## Monday, May 6, 2013

### Guesstimation in Optimization and Analytics

Guesstimation
Browsing through the various examples examined in the 2008 book 'Guesstimation', it is apparent that the basic ideas behind this approach of "solving the world's problems on the back of a paper napkin" are useful for analyzing real-life optimization and analytics instances. Whether we are looking at (i) Smart-grid optimization ("how many hours does it take to charge an electric car"), or (ii) Hazmat routing ("what is the risk of dying per unit mile of road") or (iii) environmental problems ("how much farmland will it take to convert all gasoline cars to ethanol"), guesstimating values can be critical to effective model formulation in the absence of precise information. Guesstimation is a 'small data' method that can improve the effectiveness and performance of our 'big data' analytics.

Optimization
Let's look at an 'elastic' linear programming formulation:
LP: Minimize c.x + P.s
A.x - s <= b
l <= x <= u, s >= 0
where we've added artificial variables 's' to ensure feasibility of LP for any bound feasible 'x'. Often times, exact values for b, c, l, u, or portions of A are not available. Furthermore, we allow artificial variables to be active at some high but as yet unknown penalty rate of 'P'. We often end up guesstimating these values in industrial applications since many of these values are not known accurately.

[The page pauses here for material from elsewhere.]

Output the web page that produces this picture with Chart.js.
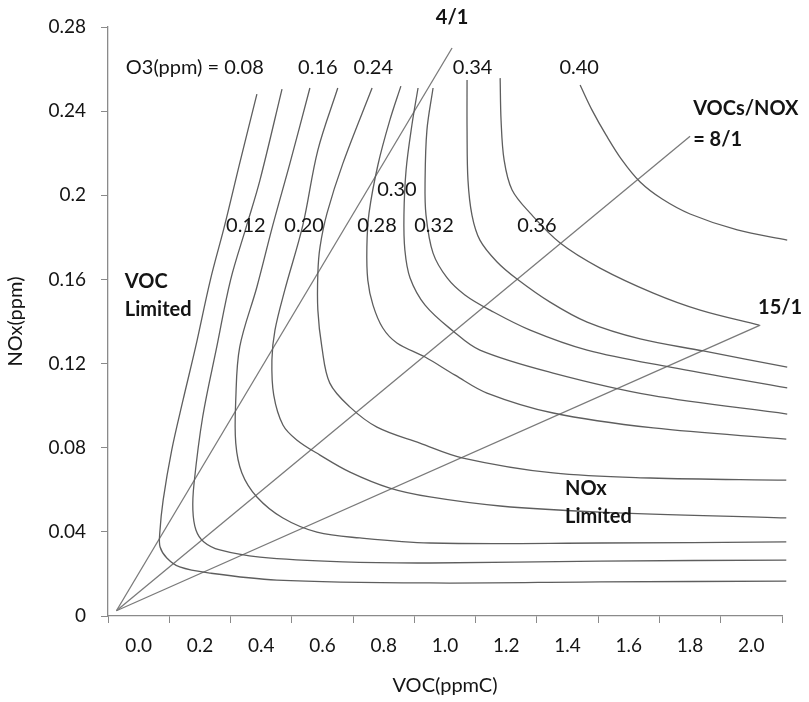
<!DOCTYPE html>
<html>
<head>
<meta charset="utf-8">
<script src="https://cdn.jsdelivr.net/npm/chart.js@4/dist/chart.umd.min.js"></script>
<style>
  html, body { margin: 0; padding: 0; background: #fff; }
  #wrap { width: 809px; height: 702px; }
</style>
</head>
<body>
<div id="wrap"><canvas id="isopleth" width="809" height="702"></canvas></div>
<script>
// axis ticks
const xTickValues = [0, 0.2, 0.4, 0.6, 0.8, 1.0, 1.2, 1.4, 1.6, 1.8, 2.0];
const xTickLabels = ['0.0','0.2','0.4','0.6','0.8','1.0','1.2','1.4','1.6','1.8','2.0'];
const yTickValues = [0, 0.04, 0.08, 0.12, 0.16, 0.2, 0.24, 0.28];
const yTickLabels = ['0','0.04','0.08','0.12','0.16','0.2','0.24','0.28'];

// ozone isopleths, points read as [VOC ppmC, NOx ppm]
const o3Levels = ['0.08','0.12','0.16','0.20','0.24','0.28','0.30','0.32','0.34','0.36','0.40'];
const iso008 = [[0.386,0.2481],[0.330,0.2153],[0.281,0.1858],[0.234,0.1597],[0.186,0.1279],[0.145,0.1027],
  [0.108,0.0789],[0.080,0.0551],[0.069,0.0395],[0.070,0.0328],[0.092,0.0276],[0.134,0.0233],[0.232,0.0204],
  [0.451,0.0171],[0.951,0.0157],[1.506,0.0162],[2.114,0.0166]];
const iso012 = [[0.468,0.2505],[0.396,0.2072],[0.353,0.1858],[0.300,0.1597],[0.255,0.1279],[0.209,0.0946],
  [0.181,0.0632],[0.177,0.0504],[0.187,0.0409],[0.213,0.0352],[0.265,0.0314],[0.396,0.0280],[0.667,0.0257],
  [0.951,0.0252],[1.506,0.0261],[2.114,0.0266]];
const iso016 = [[0.559,0.2510],[0.494,0.2153],[0.438,0.1858],[0.386,0.1564],[0.330,0.1279],[0.317,0.1027],
  [0.317,0.0822],[0.337,0.0680],[0.386,0.0566],[0.471,0.0466],[0.582,0.0399],[0.722,0.0371],[0.951,0.0347],
  [1.506,0.0347],[2.114,0.0352]];
const iso020 = [[0.650,0.2510],[0.585,0.2215],[0.536,0.1858],[0.477,0.1549],[0.445,0.1359],[0.435,0.1217],
  [0.441,0.1050],[0.471,0.0908],[0.516,0.0837],[0.592,0.0765],[0.690,0.0684],[0.820,0.0608],[0.951,0.0566],
  [1.180,0.0523],[1.506,0.0494],[2.114,0.0466]];
const iso024 = [[0.762,0.2510],[0.667,0.2153],[0.615,0.1915],[0.592,0.1754],[0.585,0.1630],[0.585,0.1454],
  [0.598,0.1279],[0.624,0.1107],[0.690,0.0993],[0.778,0.0898],[0.918,0.0822],[1.059,0.0751],[1.353,0.0680],
  [1.670,0.0656],[2.114,0.0646]];
const iso028 = [[0.856,0.2519],[0.820,0.2357],[0.781,0.2144],[0.752,0.1915],[0.745,0.1754],[0.748,0.1597],
  [0.765,0.1478],[0.797,0.1369],[0.843,0.1298],[0.935,0.1231],[1.033,0.1145],[1.137,0.1060],[1.353,0.0965],
  [1.680,0.0894],[2.114,0.0841]];
const iso030 = [[0.912,0.2510],[0.892,0.2334],[0.873,0.2120],[0.866,0.1906],[0.869,0.1740],[0.886,0.1607],
  [0.935,0.1478],[1.026,0.1355],[1.114,0.1264],[1.353,0.1155],[1.670,0.1050],[2.117,0.0960]];
const iso032 = [[0.961,0.2510],[0.941,0.2310],[0.935,0.2072],[0.938,0.1906],[0.961,0.1725],[1.007,0.1607],
  [1.065,0.1526],[1.147,0.1454],[1.278,0.1359],[1.464,0.1264],[1.735,0.1183],[2.117,0.1084]];
const iso034 = [[1.072,0.2548],[1.072,0.2310],[1.075,0.2072],[1.088,0.1906],[1.114,0.1787],[1.170,0.1683],
  [1.235,0.1602],[1.343,0.1492],[1.464,0.1397],[1.637,0.1317],[1.843,0.1260],[2.117,0.1183]];
const iso036 = [[1.180,0.2557],[1.183,0.2357],[1.193,0.2167],[1.219,0.2025],[1.278,0.1915],[1.376,0.1773],
  [1.506,0.1654],[1.680,0.1535],[1.833,0.1454],[2.025,0.1383]];
const iso040 = [[1.441,0.2524],[1.480,0.2405],[1.526,0.2286],[1.578,0.2167],[1.637,0.2063],[1.709,0.1982],
  [1.800,0.1911],[1.954,0.1835],[2.117,0.1787]];
const isopleths = [iso008, iso012, iso016, iso020, iso024, iso028, iso030, iso032, iso034, iso036, iso040];

// VOC/NOx ratio lines, from common origin to end point
const rayNames = ['4/1', '8/1', '15/1'];
const rayOrigin = [-0.0725, 0.0025];
const rayEnds = [[1.023, 0.2700], [1.800, 0.2281], [2.029, 0.1383]];

// text notes on the plot [text, x, y, align, bold]
const notes = [
  ['O3(ppm) = 0.08', -0.042, 0.2609, 'left', false],
  ['0.16', 0.585, 0.2609, 'center', false],
  ['0.24', 0.766, 0.2609, 'center', false],
  ['0.34', 1.090, 0.2609, 'center', false],
  ['0.40', 1.438, 0.2609, 'center', false],
  ['0.30', 0.843, 0.2025, 'center', false],
  ['0.12', 0.350, 0.1854, 'center', false],
  ['0.20', 0.540, 0.1854, 'center', false],
  ['0.28', 0.778, 0.1854, 'center', false],
  ['0.32', 0.964, 0.1854, 'center', false],
  ['0.36', 1.300, 0.1858, 'center', false],
  ['4/1', 1.023, 0.2847, 'center', true],
  ['VOCs/NOX', 1.810, 0.2410, 'left', true],
  ['= 8/1', 1.810, 0.2267, 'left', true],
  ['15/1', 2.022, 0.1464, 'left', true],
  ['VOC', -0.045, 0.1588, 'left', true],
  ['Limited', -0.045, 0.1459, 'left', true],
  ['NOx', 1.392, 0.0608, 'left', true],
  ['Limited', 1.392, 0.0471, 'left', true]
];

const FONT = 'Lato, "Open Sans", sans-serif';
const TXT = '#141414';
const AXIS = '#8a8a8a';

const datasets = [];
isopleths.forEach((pts, i) => {
  datasets.push({
    label: 'O3 ' + o3Levels[i],
    data: pts.map(p => ({x: p[0], y: p[1]})),
    showLine: true, pointRadius: 0, borderColor: '#5e5e5e', borderWidth: 1.3,
    tension: 0.35, clip: 8
  });
});
rayEnds.forEach((end, i) => {
  datasets.push({
    label: 'VOC/NOx ' + rayNames[i],
    data: [{x: rayOrigin[0], y: rayOrigin[1]}, {x: end[0], y: end[1]}],
    showLine: true, pointRadius: 0, borderColor: '#7a7a7a', borderWidth: 1.3,
    tension: 0, clip: 8
  });
});

const notesPlugin = {
  id: 'notes',
  afterDatasetsDraw(chart) {
    const {ctx, scales: {x, y}} = chart;
    ctx.save();
    ctx.fillStyle = TXT;
    ctx.textBaseline = 'middle';
    notes.forEach(n => {
      ctx.font = (n[4] ? 'bold ' : '') + '20px ' + FONT;
      ctx.textAlign = n[3];
      ctx.fillText(n[0], x.getPixelForValue(n[1]), y.getPixelForValue(n[2]));
    });
    ctx.restore();
  }
};

new Chart(document.getElementById('isopleth'), {
  type: 'scatter',
  data: { datasets: datasets },
  options: {
    responsive: false,
    animation: false,
    layout: { padding: { top: 27, right: 27, left: 0, bottom: 0 } },
    plugins: { legend: { display: false }, tooltip: { enabled: false } },
    scales: {
      x: {
        type: 'linear',
        min: -0.1, max: 2.1,
        afterBuildTicks: s => {
          const t = [];
          xTickValues.forEach(v => { t.push({value: v - 0.1}); t.push({value: v}); });
          t.push({value: xTickValues[xTickValues.length - 1] + 0.1});
          s.ticks = t;
        },
        afterFit: s => { s.height = 86; },
        ticks: {
          autoSkip: false, maxRotation: 0, padding: 11,
          color: TXT, font: { family: FONT, size: 19 },
          callback: (v, i) => (i % 2 === 1 ? xTickLabels[(i - 1) / 2] : '')
        },
        grid: {
          drawOnChartArea: false, tickLength: 7,
          tickColor: c => (c.index % 2 === 0 ? AXIS : 'rgba(0,0,0,0)')
        },
        border: { display: true, color: AXIS, width: 1.3 },
        title: { display: true, text: 'VOC(ppmC)', color: TXT, font: { family: FONT, size: 20 } }
      },
      y: {
        type: 'linear',
        min: 0, max: 0.28,
        afterBuildTicks: s => { s.ticks = yTickValues.map(v => ({value: v})); },
        afterFit: s => { s.width = 108; },
        ticks: {
          padding: 15, color: TXT, font: { family: FONT, size: 19 },
          callback: (v, i) => yTickLabels[i]
        },
        grid: { drawOnChartArea: false, tickLength: 7, tickColor: AXIS },
        border: { display: true, color: AXIS, width: 1.3 },
        title: { display: true, text: 'NOx(ppm)', color: TXT, font: { family: FONT, size: 20 } }
      }
    }
  },
  plugins: [notesPlugin]
});
</script>
</body>
</html>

Example (i) in the previous paragraph gives us a charge rate per car (a component of 'A' matrix). if 'x' is the number of cars to be charged, and 'b' is an upper bound on the time available and 'c' the cost of electricity for that duration, we can predict the 'ballpark' cost incurred and the charge stored. Similarly, example (ii) gives us the average risk per unit mile as a cost coefficient 'c'. By extending this calculation to denote high and low risk arcs in a network, we have an initial minimum risk network path optimization formulation at hand. Finally, example (iii) gives us an unconstrained resource requirement. This value allows us to quickly assess the impact of adding a resource constraint.

Thou shalt always Guesstimate!
Direct uses of guesstimation in practical optimization include the calculation of tighter bounds (l, u) for decision variables, and the smallest valid values for the big-M numbers that riddle integer programming formulations. If we think of (u - l) as a measure of our ignorance about the as yet unknown optimal 'x', guesstimating tight bounds is akin to maximally reducing its "prior variance". While guesstimation in the book is done using feasibility calculations, we can and should incorporate optimality considerations to obtain sharper bounds for such unknown variables. Using solver default (0, infinity) values is lazy and bad practice. Also, spending some time to improve bounds often gives us insight into the nature of the optimal solution, and which constraints are likely to be more restrictive, and helps catch modeling bugs earlier.

Example 1: what is the cost of not scheduling a crew for an airline flight?
In airline crew scheduling, the flights in a schedule are partitioned among crew pairings (see this post for a problem description). Every flight must be covered by exactly one pairing. This is a hard constraint, but in practice, we have to temporarily employ its elastic form of the type described above, and penalize violations via 'P'. How do we determine an appropriate penalty value? This would be the cost of leaving a flight uncovered. Such flights have to be covered by a reserve crew, which comes at a certain cost that can be calculated and is typically smaller than some default value we may have otherwise chosen. The dual variable value associated with an uncovered flight in an optimal LP solution attains a value close to 'P'. Any new column (x(j)) generated that covers this flight will subsequently will have a reduced cost of order (c(j)-P), and so on. Good guesstimation of P helps in producing manageable reduced costs, and accelerates algorithm convergence.

Example 2: what is the price elasticity of point-and-shoot digital cameras?
Price elasticity is a dimensionless (negative) quantity that gives us the expected percentage change in sales for a percentage change in price. We can expect that this value will be more than that for electricity, grocery, and dairy items, which are essential items that people are less willing to give up when price is hiked, and are likely to be inelastic (less than a percent drop in sales for a percent increase in price, say -0.5). The value will be lower than that of highly discretionary purchases like fashion apparel or leisure airline tickets (which have an elasticity of -4 to -2). The geometric and arithmetic mean of 3.0 and 0.5 gives us a range (-1.8, -1.2). A data-driven estimation of this value should be compared against this guesstimate as a sanity check. For example, if regression models on a data sample estimates an 'optimized' elasticity parameter value of -5 or -0.1, we may want to double check our modeling, or run the risk of producing wild predictions.

Another use of guesstimation is in generating plausible random optimization instances to demonstrate the effectiveness of new NP-Hard algorithms for a certain problem class if only limited real-life data is available. It can help weed out weird and contrived instances that skew the degree of difficulty of the problem and make it seem much harder than it actually is in reality.